Ante la incapacidad para contener el incendio a casi una semana de iniciado, el secretario general del estado puso su suerte en manos de Dios. Fue una medida medieval y una táctica maquiavélica: si el incendio se apagaba, era por la voluntad de Dios; si no, también era por su voluntad. Al gobierno no se le podría atribuir ni mayor ni menor responsabilidad. Afortunadamente llovió y con ello el gobierno panista, además de legitimarse, refrendó la tentación integrista entre el PAN y la Iglesia católica.
Usualmente, los panistas --y no sólo ellos-- pueden, como se vio en Chipinque, generar acciones; pero son incapaces de desarrollar políticas. En la línea que divide a unas y otras se halla la diferencia entre el político más o menos improvisado y el gobernante.

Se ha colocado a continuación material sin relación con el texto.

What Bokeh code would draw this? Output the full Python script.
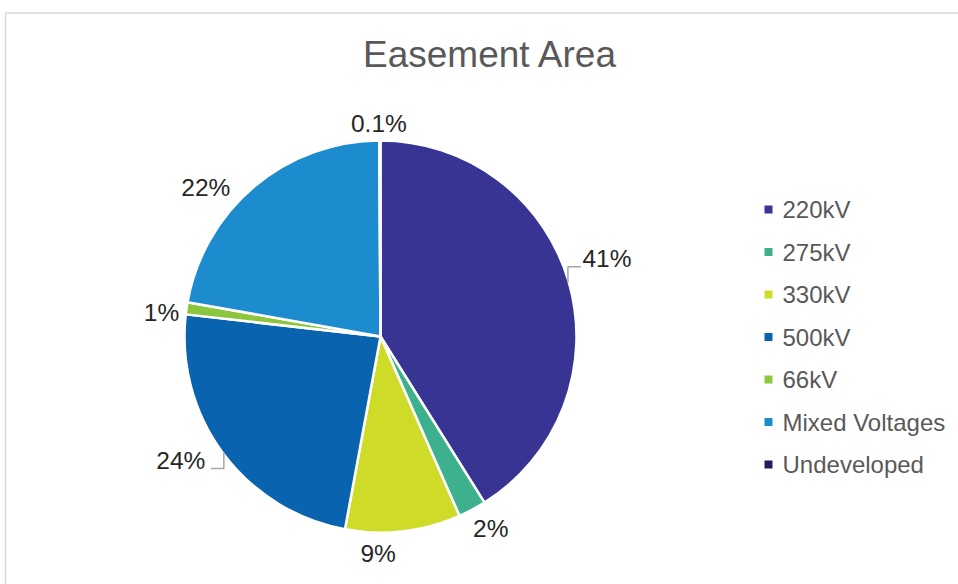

Ya hemos perdido millones de hectáreas de selvas y bosques, y en los últimos cuatro años se ha llegado a niveles históricos. Si es cierto lo que dijo a La Jornada el asesor del Grupo Interdisciplinario de Tecnología Rural Apropiada, Omar R. Masera, de persistir la catástrofe habremos perdido, para el año 2030, la mitad de nuestras reservas forestales. Y no se visualiza la adopción de medidas efectivas para impedir que se profundice. Ni el gobierno federal ni los gobiernos locales --me disculpo si alguno sí-- se hacen cargo de lo que esto significará para el futuro del país.